**Challenge**
Set down the full listing exactly as given. Any pictures are to be left out.

**Dataset extract**
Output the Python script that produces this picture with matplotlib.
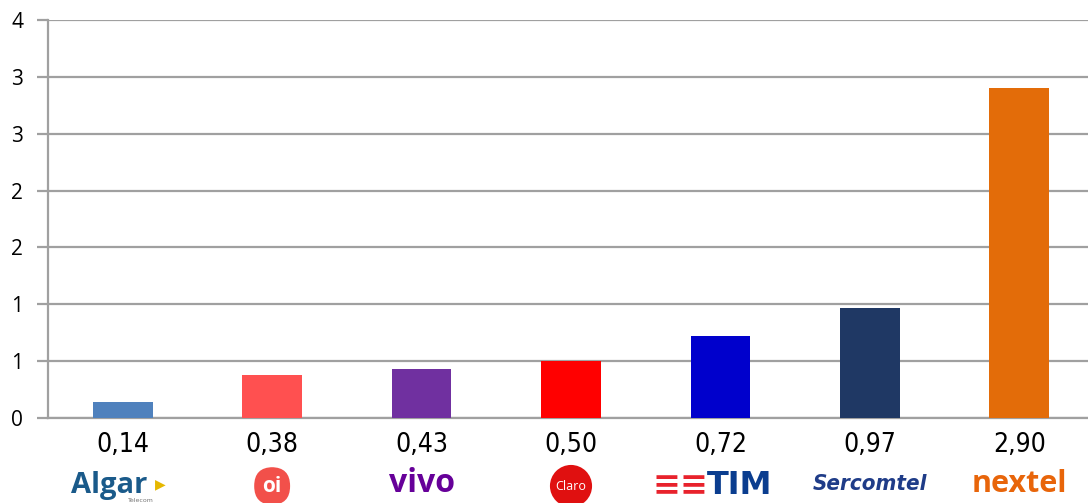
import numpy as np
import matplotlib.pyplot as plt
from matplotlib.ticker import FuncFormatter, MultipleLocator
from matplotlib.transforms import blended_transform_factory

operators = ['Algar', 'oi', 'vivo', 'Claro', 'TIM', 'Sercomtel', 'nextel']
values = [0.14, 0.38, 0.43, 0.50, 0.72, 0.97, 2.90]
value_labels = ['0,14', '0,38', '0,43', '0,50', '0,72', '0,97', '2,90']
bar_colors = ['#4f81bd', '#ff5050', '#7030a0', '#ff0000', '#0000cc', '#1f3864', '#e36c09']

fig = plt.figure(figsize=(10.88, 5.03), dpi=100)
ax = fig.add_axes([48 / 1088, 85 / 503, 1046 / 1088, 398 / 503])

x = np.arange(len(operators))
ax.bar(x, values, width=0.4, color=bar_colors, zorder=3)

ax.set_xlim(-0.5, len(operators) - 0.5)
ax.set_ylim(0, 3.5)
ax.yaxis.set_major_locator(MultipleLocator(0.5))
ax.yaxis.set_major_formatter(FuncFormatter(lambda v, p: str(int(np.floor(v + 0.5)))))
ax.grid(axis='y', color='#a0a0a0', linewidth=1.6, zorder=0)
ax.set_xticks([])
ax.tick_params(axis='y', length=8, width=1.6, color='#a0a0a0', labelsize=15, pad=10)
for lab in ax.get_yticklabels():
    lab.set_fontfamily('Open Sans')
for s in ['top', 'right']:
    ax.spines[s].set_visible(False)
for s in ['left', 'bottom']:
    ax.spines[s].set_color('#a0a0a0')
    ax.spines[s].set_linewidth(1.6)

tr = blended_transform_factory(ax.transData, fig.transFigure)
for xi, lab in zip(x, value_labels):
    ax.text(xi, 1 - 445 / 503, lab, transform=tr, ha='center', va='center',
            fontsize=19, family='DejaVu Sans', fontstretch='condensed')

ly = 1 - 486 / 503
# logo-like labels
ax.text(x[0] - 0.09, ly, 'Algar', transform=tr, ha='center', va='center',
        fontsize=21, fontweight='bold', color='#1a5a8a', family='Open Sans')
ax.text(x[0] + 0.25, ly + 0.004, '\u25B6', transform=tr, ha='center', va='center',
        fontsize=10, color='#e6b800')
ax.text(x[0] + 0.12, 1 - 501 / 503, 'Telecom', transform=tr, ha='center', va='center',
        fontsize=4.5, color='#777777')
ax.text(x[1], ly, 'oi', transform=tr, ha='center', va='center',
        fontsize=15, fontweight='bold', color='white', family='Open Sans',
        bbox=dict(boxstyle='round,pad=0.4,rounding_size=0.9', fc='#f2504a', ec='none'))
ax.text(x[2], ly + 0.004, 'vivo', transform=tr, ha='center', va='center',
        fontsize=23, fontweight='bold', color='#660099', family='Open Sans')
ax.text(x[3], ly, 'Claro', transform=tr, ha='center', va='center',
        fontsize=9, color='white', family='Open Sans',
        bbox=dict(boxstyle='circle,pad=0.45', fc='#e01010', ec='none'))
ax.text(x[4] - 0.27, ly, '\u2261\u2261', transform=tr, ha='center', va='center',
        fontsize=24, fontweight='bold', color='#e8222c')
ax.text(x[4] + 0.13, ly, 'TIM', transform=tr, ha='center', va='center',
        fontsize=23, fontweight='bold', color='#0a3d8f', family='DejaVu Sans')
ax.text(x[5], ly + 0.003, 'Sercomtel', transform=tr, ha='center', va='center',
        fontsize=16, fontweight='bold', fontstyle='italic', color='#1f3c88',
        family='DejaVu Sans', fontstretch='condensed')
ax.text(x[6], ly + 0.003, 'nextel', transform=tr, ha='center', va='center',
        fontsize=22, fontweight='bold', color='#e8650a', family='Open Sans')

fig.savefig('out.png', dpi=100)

**Solution for this exercise**
Output the Python script that produces this picture with matplotlib.
import numpy as np
import matplotlib.pyplot as plt
from matplotlib.ticker import FuncFormatter, MultipleLocator
from matplotlib.transforms import blended_transform_factory

operators = ['Algar', 'oi', 'vivo', 'Claro', 'TIM', 'Sercomtel', 'nextel']
values = [0.14, 0.38, 0.43, 0.50, 0.72, 0.97, 2.90]
value_labels = ['0,14', '0,38', '0,43', '0,50', '0,72', '0,97', '2,90']
bar_colors = ['#4f81bd', '#ff5050', '#7030a0', '#ff0000', '#0000cc', '#1f3864', '#e36c09']

fig = plt.figure(figsize=(10.88, 5.03), dpi=100)
ax = fig.add_axes([48 / 1088, 85 / 503, 1046 / 1088, 398 / 503])

x = np.arange(len(operators))
ax.bar(x, values, width=0.4, color=bar_colors, zorder=3)

ax.set_xlim(-0.5, len(operators) - 0.5)
ax.set_ylim(0, 3.5)
ax.yaxis.set_major_locator(MultipleLocator(0.5))
ax.yaxis.set_major_formatter(FuncFormatter(lambda v, p: str(int(np.floor(v + 0.5)))))
ax.grid(axis='y', color='#a0a0a0', linewidth=1.6, zorder=0)
ax.set_xticks([])
ax.tick_params(axis='y', length=8, width=1.6, color='#a0a0a0', labelsize=15, pad=10)
for lab in ax.get_yticklabels():
    lab.set_fontfamily('Open Sans')
for s in ['top', 'right']:
    ax.spines[s].set_visible(False)
for s in ['left', 'bottom']:
    ax.spines[s].set_color('#a0a0a0')
    ax.spines[s].set_linewidth(1.6)

tr = blended_transform_factory(ax.transData, fig.transFigure)
for xi, lab in zip(x, value_labels):
    ax.text(xi, 1 - 445 / 503, lab, transform=tr, ha='center', va='center',
            fontsize=19, family='DejaVu Sans', fontstretch='condensed')

ly = 1 - 486 / 503
# logo-like labels
ax.text(x[0] - 0.09, ly, 'Algar', transform=tr, ha='center', va='center',
        fontsize=21, fontweight='bold', color='#1a5a8a', family='Open Sans')
ax.text(x[0] + 0.25, ly + 0.004, '\u25B6', transform=tr, ha='center', va='center',
        fontsize=10, color='#e6b800')
ax.text(x[0] + 0.12, 1 - 501 / 503, 'Telecom', transform=tr, ha='center', va='center',
        fontsize=4.5, color='#777777')
ax.text(x[1], ly, 'oi', transform=tr, ha='center', va='center',
        fontsize=15, fontweight='bold', color='white', family='Open Sans',
        bbox=dict(boxstyle='round,pad=0.4,rounding_size=0.9', fc='#f2504a', ec='none'))
ax.text(x[2], ly + 0.004, 'vivo', transform=tr, ha='center', va='center',
        fontsize=23, fontweight='bold', color='#660099', family='Open Sans')
ax.text(x[3], ly, 'Claro', transform=tr, ha='center', va='center',
        fontsize=9, color='white', family='Open Sans',
        bbox=dict(boxstyle='circle,pad=0.45', fc='#e01010', ec='none'))
ax.text(x[4] - 0.27, ly, '\u2261\u2261', transform=tr, ha='center', va='center',
        fontsize=24, fontweight='bold', color='#e8222c')
ax.text(x[4] + 0.13, ly, 'TIM', transform=tr, ha='center', va='center',
        fontsize=23, fontweight='bold', color='#0a3d8f', family='DejaVu Sans')
ax.text(x[5], ly + 0.003, 'Sercomtel', transform=tr, ha='center', va='center',
        fontsize=16, fontweight='bold', fontstyle='italic', color='#1f3c88',
        family='DejaVu Sans', fontstretch='condensed')
ax.text(x[6], ly + 0.003, 'nextel', transform=tr, ha='center', va='center',
        fontsize=22, fontweight='bold', color='#e8650a', family='Open Sans')

fig.savefig('out.png', dpi=100)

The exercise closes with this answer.